Yesterday we stopped again and I took more photos. This time we were the only car interested.
The first time I took photos the trees were showing off a glamorous, last hurrah display of this past summer's growth.
This time all that was left were the "bare bones" of the forest.
...had dried and faded.
The umbrella of color....
....had blown free, leaving the branches stripped and stark against endless skies.
Despite being the only people interested in the leafless trees, I felt they were just as beautiful in their winter simplicity as they were when flamboyantly draped in their foliage. It was just another season, another stage, a time of waiting, pulling in, resting, so they are ready for their spring rebirth.
As we drove on over the mountains, I thought of how the trees reminded me of my Halloween costume this year, of La Catrina as I've just discovered she is named.
Like the trees, like La Catrina, we may dress ourselves up in colorful haberdashery, but we are all, really, just the bare bones hidden underneath. The well dressed lady is known for her traditional Day of the Dead symbolism, both honoring our love for those who have departed life and the reminder to embrace life while we still have time to celebrate it.
But like the trees she can also symbolize all those little deaths that we experience because of the inevitable ups and downs and detours within our lives known as CHANGE. Whether planned or unexpected, change in our life creates a need to remember our basics, the bare bones of who we are, and more often than not, the need to discard the leaves, the finery we've built up over time.
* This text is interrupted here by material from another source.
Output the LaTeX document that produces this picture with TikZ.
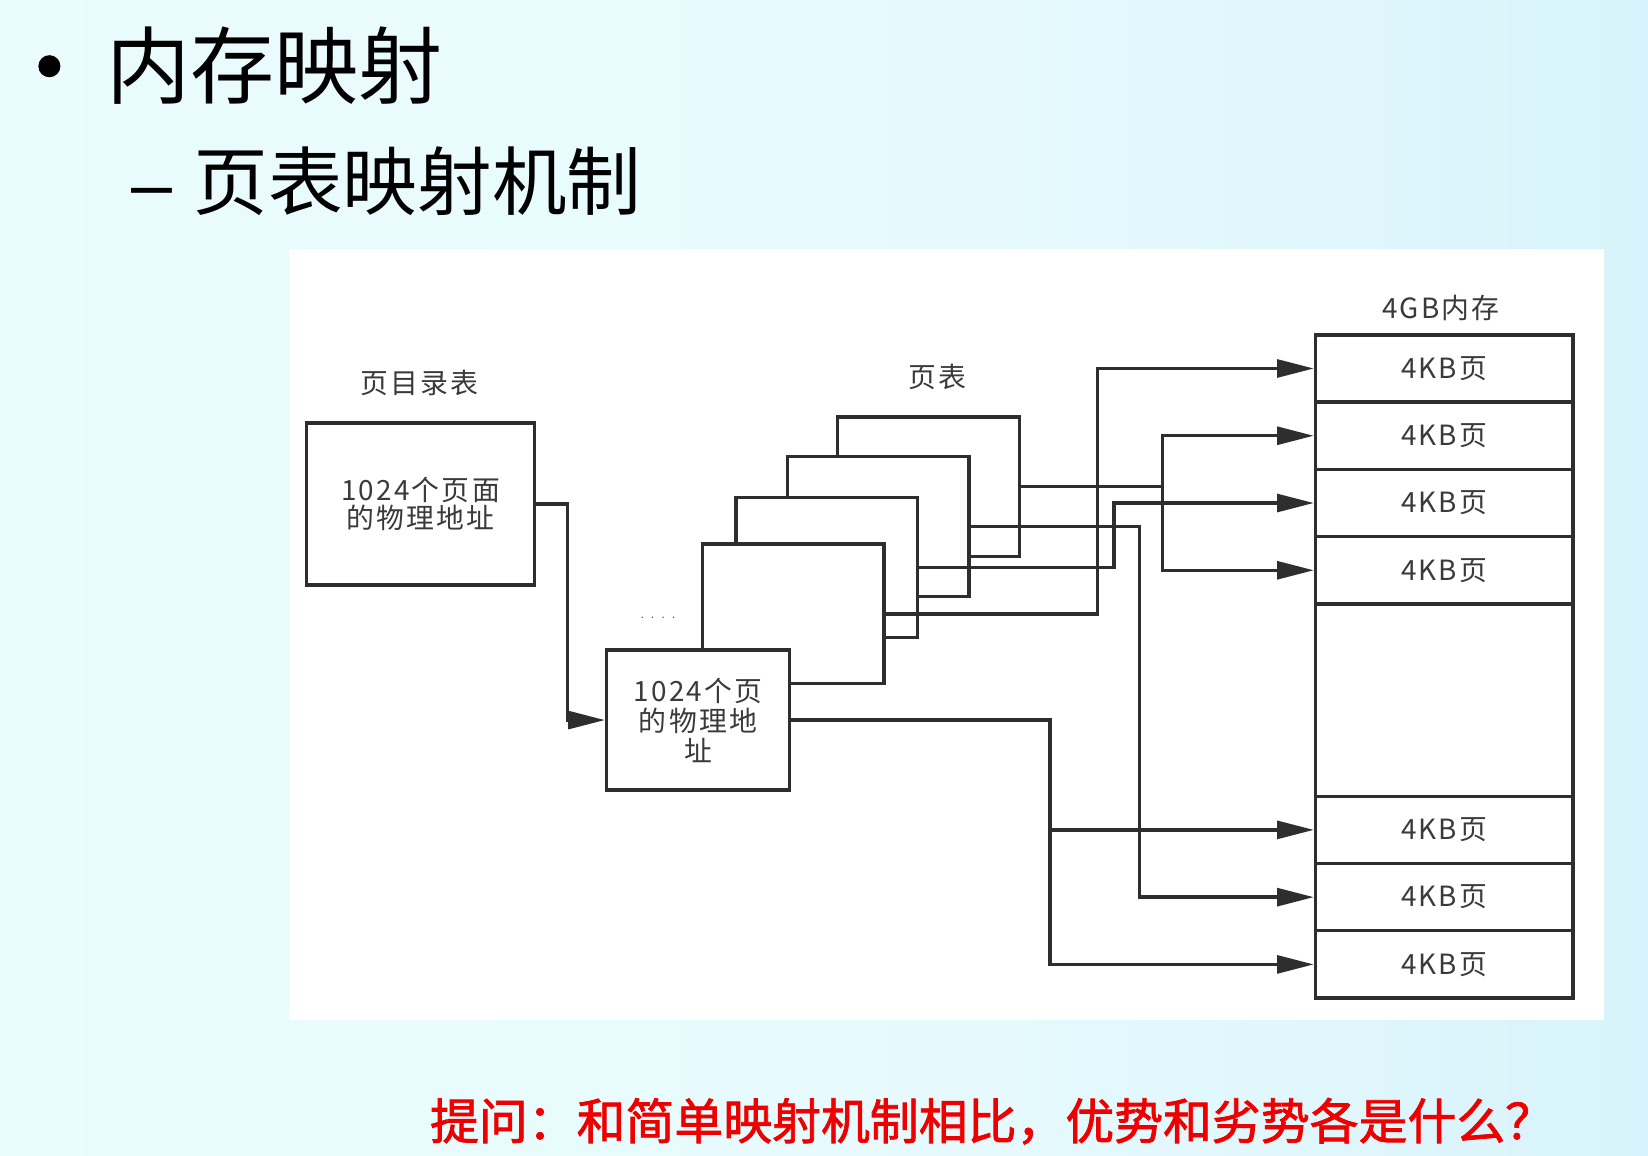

Now that the harvests of the last year are complete (at least in this half of the world) and nature is settling in for a winter's repose, it's a good time for us to follow in her footsteps. We can toss off the outgrown ephemera of our lives. This might mean letting go of old ways of thinking, old ideas or limits, excess belongings or expectations, or any number of emotional, psychological, or physical baggage that weigh us down and prevents us from moving into the new growth that awaits our readiness just round the bend. It's a good time to cuddle our bony fingers around a hot cup of hot tea, bundle our bones inside a favorite old quilt, and spend some winter time reflecting on what new sort of wardrobe will fit our lives in the coming spring of the year.